Tips & Tricks
- Establish a warm, supportive environment for students to feel confident when coming out with new ideas that may lay on the common ground.
- Some experts recommend a “warm-up” dynamic to boost students’ creativity before starting the brainwriting/3-6-5- technique. In this sense, it is recommended to start with situations that give rise to hilarity, with well-structured scenes and then move on to a serious approach.
- Emphasise that a quantity rather than the quality of ideas is the goal, and that it’s okay for students to think outside the box.
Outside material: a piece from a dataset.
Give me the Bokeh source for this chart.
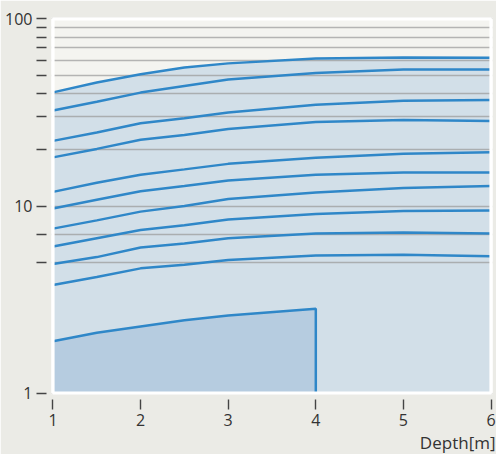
from bokeh.plotting import figure
from bokeh.models import FixedTicker, Title, PrintfTickFormatter, Range1d
from bokeh.embed import file_html
from bokeh.resources import INLINE

# data
depth = [1, 1.5, 2, 2.5, 3, 4, 5, 6]
c1 = [40.5, 45.8, 50.7, 55.0, 57.9, 61.5, 62.3, 62.0]
c2 = [32.4, 36.1, 40.4, 43.8, 47.5, 51.5, 53.7, 53.7]
c3 = [22.3, 24.7, 27.7, 29.5, 31.6, 34.8, 36.5, 36.9]
c4 = [18.2, 20.2, 22.6, 24.0, 25.8, 28.1, 28.8, 28.5]
c5 = [11.9, 13.3, 14.7, 15.7, 16.8, 18.1, 19.0, 19.4]
c6 = [9.7, 10.8, 12.0, 12.8, 13.7, 14.7, 15.1, 15.1]
c7 = [7.57, 8.38, 9.33, 10.0, 10.9, 11.8, 12.5, 12.8]
c8 = [6.07, 6.72, 7.44, 7.9, 8.46, 9.06, 9.4, 9.47]
c9 = [4.89, 5.33, 6.0, 6.3, 6.72, 7.12, 7.21, 7.12]
c10 = [3.78, 4.17, 4.64, 4.85, 5.14, 5.44, 5.48, 5.38]
low_depth = [1, 1.5, 2, 2.5, 3, 4]
low_curve = [1.89, 2.10, 2.27, 2.45, 2.6, 2.82]
low_floor = [1, 1, 1, 1, 1, 1]
curves = [c1, c2, c3, c4, c5, c6, c7, c8, c9, c10]

x_min, x_max = 1, 6
y_min, y_max = 1, 100
y_major = [1, 10, 100]
y_minor = [5, 7, 20, 30, 40, 50, 60, 70, 80, 90]
x_ticks = [1, 2, 3, 4, 5, 6]

FONT = "Open Sans"
TXT = "#333333"
BLUE = "#2f87c8"

p = figure(width=496, height=454, y_axis_type="log",
           x_range=Range1d(x_min - 0.017, x_max + 0.017),
           y_range=Range1d(y_min / 1.0186, y_max * 1.0186),
           output_backend="svg", toolbar_location=None,
           min_border_left=51, min_border_right=4, min_border_top=17, min_border_bottom=60)
p.background_fill_color = "#f4f4f0"
p.border_fill_color = "#ebebe6"
p.outline_line_color = None

# fills
r1 = p.varea(x=depth, y1=[y_min] * len(depth), y2=c1, fill_color="#d2dfe8")
r1.level = "image"
r2 = p.varea(x=low_depth, y1=low_floor, y2=low_curve, fill_color="#b6cce0")
r2.level = "image"

for c in curves:
    p.line(depth, c, line_color=BLUE, line_width=2.5)
p.line(low_depth + [low_depth[-1]], low_curve + [low_floor[-1]], line_color=BLUE, line_width=2.5)

# white frame border
rb = p.quad(left=[x_min], right=[x_max], bottom=[y_min], top=[y_max], fill_color=None,
            line_color="white", line_width=3.2)
rb.level = "overlay"

# grid
p.xgrid.visible = False
p.ygrid.ticker = FixedTicker(ticks=y_major, minor_ticks=y_minor)
p.ygrid.grid_line_color = "#999999"
p.ygrid.grid_line_alpha = 0.7
p.ygrid.grid_line_width = 1.3
p.ygrid.minor_grid_line_color = "#999999"
p.ygrid.minor_grid_line_alpha = 0.7
p.ygrid.minor_grid_line_width = 1.3

# axes
for ax in (p.xaxis[0], p.yaxis[0]):
    ax.axis_line_color = None
    ax.major_tick_in = -5
    ax.major_tick_out = 15
    ax.minor_tick_in = -5
    ax.minor_tick_out = 15
    ax.major_tick_line_color = "#444444"
    ax.minor_tick_line_color = "#444444"
    ax.major_tick_line_width = 1.4
    ax.minor_tick_line_width = 1.4
    ax.major_label_text_font = FONT
    ax.major_label_text_font_size = "16px"
    ax.major_label_text_color = TXT
    ax.major_label_standoff = 4

p.yaxis.ticker = FixedTicker(ticks=y_major, minor_ticks=y_minor)
p.yaxis.formatter = PrintfTickFormatter(format="%d")
p.xaxis.ticker = FixedTicker(ticks=x_ticks)
p.xaxis.minor_tick_line_color = None

p.add_layout(Title(text="Depth[m]", align="right", text_font=FONT, text_font_size="17px",
                   text_font_style="normal", text_color=TXT, standoff=0, offset=-3), "below")

open("out.html", "w").write(file_html(p, INLINE))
- Remember to discourage evaluative or critical comments from peers during the ideas-gathering phase and do encourage and provide opportunity for all students to participate
Slow networked or cyber-variant variant of brainwriting
Instead of using a sheet of paper, this technique can be applied by email, on a sheet of a text editor. Here there must be a leader, an organiser of the working group, who creates the sheet(s), sends them to each member of the group, receives their reply e-mail and organises the resulting sheet(s). In this variant it is very useful to avoid displaying the name of the person who wrote previously, as this creates an atmosphere of absolute confidentiality and therefore the most irrational and creative ideas flow like water from the spring. The leader also has to define the role of exchanging sheets. Although this variant is slower and loses some of the face-to-face interaction, it is a useful and simple alternative that takes very little time for each member. It is very effective, for example, to implement this technique in groups of five to ten people, where each month a different issue is proposed and at the end of the month the sheet is closed.